Last updated 2026-07-11

TL;DR
The best TCPA update sources are the FCC's rulemaking docket at fcc.gov, the FTC's Do Not Call resources, PACER for case law, and a few specialty law blogs that track FCC orders within a day. Founders who skip this monitoring get blindsided by rule changes, like the FCC's one-to-one consent rule that took effect January 2025, and end up paying $500 to $1,500 per call or text.
Why do founders need to track TCPA updates at all?
The TCPA is not a set-and-forget law. Congress passed 47 U.S.C. 227 in 1991, but the FCC rewrites the implementing rules constantly through orders, declaratory rulings, and public notices. [1] A consent process that was clean in 2022 can be illegal by 2025. That is not hyperbole. The FCC's December 2023 one-to-one consent order, which took effect January 27, 2025, killed the lead generator loophole where a single checkbox could funnel one consumer to dozens of sellers. [2] If you were not tracking FCC rulemaking, you probably heard about that change from a plaintiff's attorney rather than your own.
The penalty math makes monitoring non-negotiable. A TCPA violation costs $500 per call or text for negligent violations and $1,500 for willful ones, with no statutory cap on class actions. [1] The Cash App TCPA settlement landed at $15 million. [3] Our cash app tcpa class action settlement breakdown shows how a company gets there from a single consent gap.
Small outbound teams often say they cannot afford a compliance attorney on retainer. Fair. But you can afford 20 minutes a week reading the right three or four sources. That is genuinely all it takes to stay current.
What are the most reliable primary sources for TCPA rule changes?
Primary sources are the regulators themselves. Read these before you read anyone's analysis of them.
FCC Electronic Comment Filing System (ECFS) is where every rulemaking proceeding lives. Go to fcc.gov and open the ECFS tool, then search docket 02-278 (the core TCPA docket) or 18-152 (the robotext docket). You can subscribe to email alerts for a specific proceeding. It is free, a little clunky, and completely authoritative. [4]
The FCC Consumer and Governmental Affairs Bureau posts finalized orders and public notices at fcc.gov. The bureau also publishes the full text of declaratory rulings, which matter a lot because courts treat them as binding interpretations of the statute.

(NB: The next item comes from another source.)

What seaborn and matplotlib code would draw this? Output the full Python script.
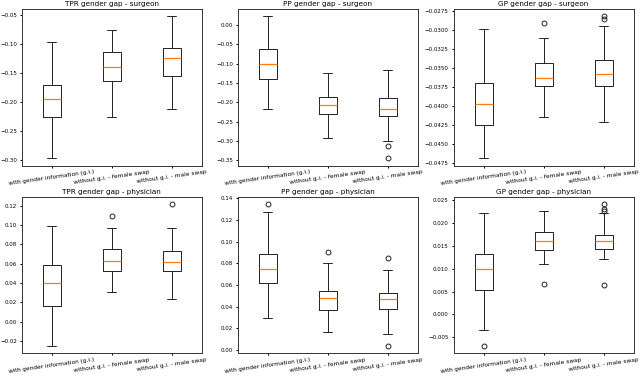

FTC Do Not Call resources matter because the FTC enforces the Telemarketing Sales Rule alongside the FCC's TCPA rules, and the National Do Not Call Registry is an FTC program. [5] The FTC's annual reports to Congress on registry data tell you how many numbers are registered and where enforcement is heading. Find them at ftc.gov. For a plain-English explainer on what the registry actually covers, start with our do not call list page.
PACER at pacer.gov is where federal case law lives. TCPA class actions are filed in federal district courts. You do not need to read every complaint, but searching new filings for "TCPA" once a quarter gives you a real picture of the theories plaintiffs are winning on right now. [6]
Which law firm and practitioner blogs actually track TCPA changes in real time?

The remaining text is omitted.